The simplest of the four. Spain is in the EU and the Schengen area: EU, EEA and Swiss citizens have freedom of movement, no limit. Citizens of the UK, US, Canada, Australia and New Zealand visit visa-free for up to 90 days in any 180. From late 2026, visa-exempt non-EU travellers will also need an ETIAS — a quick, cheap online travel authorisation, not a visa. Non-EU passports should be valid for at least three months beyond departure and issued within the last ten years.
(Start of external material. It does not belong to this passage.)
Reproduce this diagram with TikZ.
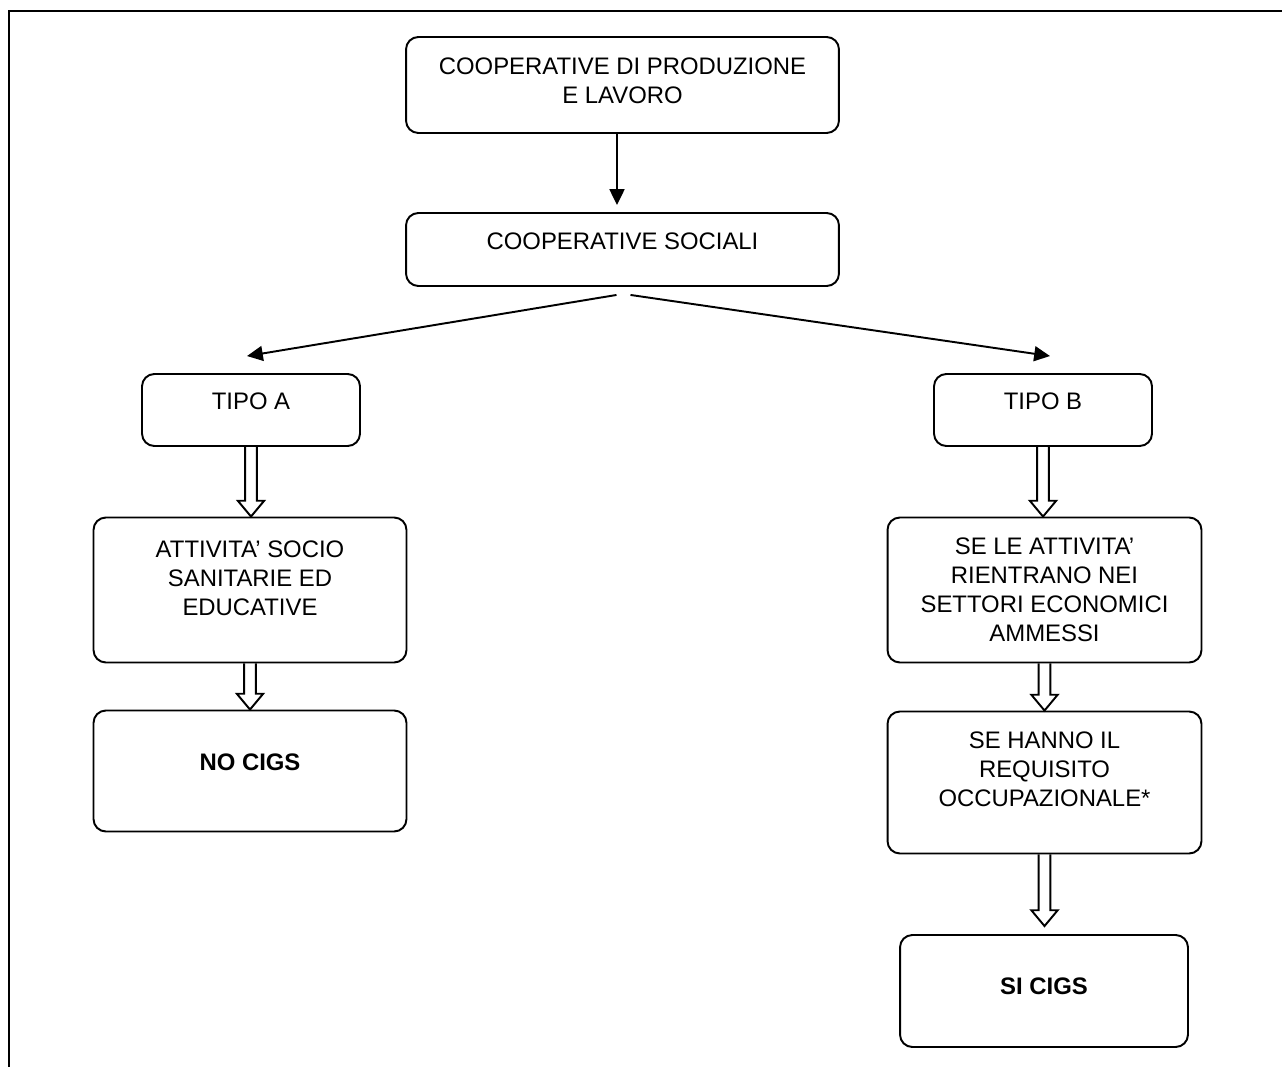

You’re from Tourist entry Official source
EU / EEA / Switzerland Freedom of movement — no limit National ID card or passport
United Kingdom 90 days in any 180 (Schengen); ETIAS from late 2026 gov.uk travel advice
United States 90 days in any 180 (Schengen); ETIAS from late 2026 travel.state.gov
Canada 90 days in any 180 (Schengen); ETIAS from late 2026 travel.gc.ca
Australia / New Zealand 90 days in any 180 (Schengen); ETIAS from late 2026 smartraveller.gov.au

The Schengen 90/180 limit counts days across all Schengen countries combined, not Spain alone. ETIAS (a small online fee, free for under-18s and over-70s) is expected to become mandatory for visa-exempt travellers in late 2026 — check the official EU site, travel-europe.europa.eu/etias. This is a guide, not official advice — verify with the sources above before you book.

The honest trade-off

The easiest retreat to deliver — EU, familiar, no visa issues, well-developed infrastructure, cheapest to scout (Aniel can drive). The honest trade-off: least exotic destination, shortest totality. The case for it is certainty, not story.